# Task goal
Give again, word for word, each line from the top of the listing through the line that holds "import plotly.graph_objects as go".

----- Information shown -----

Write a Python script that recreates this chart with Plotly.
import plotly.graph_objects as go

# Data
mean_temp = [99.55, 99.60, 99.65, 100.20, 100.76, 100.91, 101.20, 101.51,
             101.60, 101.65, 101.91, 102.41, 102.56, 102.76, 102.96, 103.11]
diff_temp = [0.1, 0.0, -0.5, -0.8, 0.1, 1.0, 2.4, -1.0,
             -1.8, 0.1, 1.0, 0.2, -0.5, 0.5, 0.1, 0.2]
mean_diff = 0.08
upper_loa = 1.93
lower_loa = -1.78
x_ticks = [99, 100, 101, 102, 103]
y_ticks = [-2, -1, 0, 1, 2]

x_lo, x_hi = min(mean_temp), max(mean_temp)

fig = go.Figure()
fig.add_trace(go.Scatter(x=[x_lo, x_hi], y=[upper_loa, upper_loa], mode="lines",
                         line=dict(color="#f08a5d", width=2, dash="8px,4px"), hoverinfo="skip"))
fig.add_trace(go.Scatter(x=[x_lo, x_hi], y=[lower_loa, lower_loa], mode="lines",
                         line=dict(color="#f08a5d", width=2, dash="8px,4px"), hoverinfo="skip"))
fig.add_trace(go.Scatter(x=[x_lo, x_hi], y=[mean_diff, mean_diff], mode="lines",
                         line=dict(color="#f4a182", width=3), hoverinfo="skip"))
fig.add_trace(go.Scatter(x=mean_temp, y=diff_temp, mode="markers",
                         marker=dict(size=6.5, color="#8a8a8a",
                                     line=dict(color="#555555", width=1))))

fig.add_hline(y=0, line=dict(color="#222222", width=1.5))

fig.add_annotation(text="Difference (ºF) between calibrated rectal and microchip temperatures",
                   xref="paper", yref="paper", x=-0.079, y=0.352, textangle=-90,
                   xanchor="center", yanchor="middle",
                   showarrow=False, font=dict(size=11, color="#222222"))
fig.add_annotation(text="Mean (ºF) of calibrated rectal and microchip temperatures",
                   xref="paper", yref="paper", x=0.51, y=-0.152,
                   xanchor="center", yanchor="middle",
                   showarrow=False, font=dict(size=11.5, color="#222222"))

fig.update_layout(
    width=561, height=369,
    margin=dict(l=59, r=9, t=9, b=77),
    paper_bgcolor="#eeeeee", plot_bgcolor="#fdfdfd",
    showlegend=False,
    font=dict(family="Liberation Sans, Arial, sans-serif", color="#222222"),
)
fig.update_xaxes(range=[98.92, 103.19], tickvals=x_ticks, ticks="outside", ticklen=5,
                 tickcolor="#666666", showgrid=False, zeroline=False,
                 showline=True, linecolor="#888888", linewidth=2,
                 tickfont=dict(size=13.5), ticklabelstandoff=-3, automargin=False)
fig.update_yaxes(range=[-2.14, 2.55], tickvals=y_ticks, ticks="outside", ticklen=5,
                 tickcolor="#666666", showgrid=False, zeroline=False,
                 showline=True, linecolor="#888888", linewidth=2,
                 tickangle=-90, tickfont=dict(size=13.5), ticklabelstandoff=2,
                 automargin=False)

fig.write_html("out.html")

-----

# Expected output
Write a Python script that recreates this chart with Plotly.
import plotly.graph_objects as go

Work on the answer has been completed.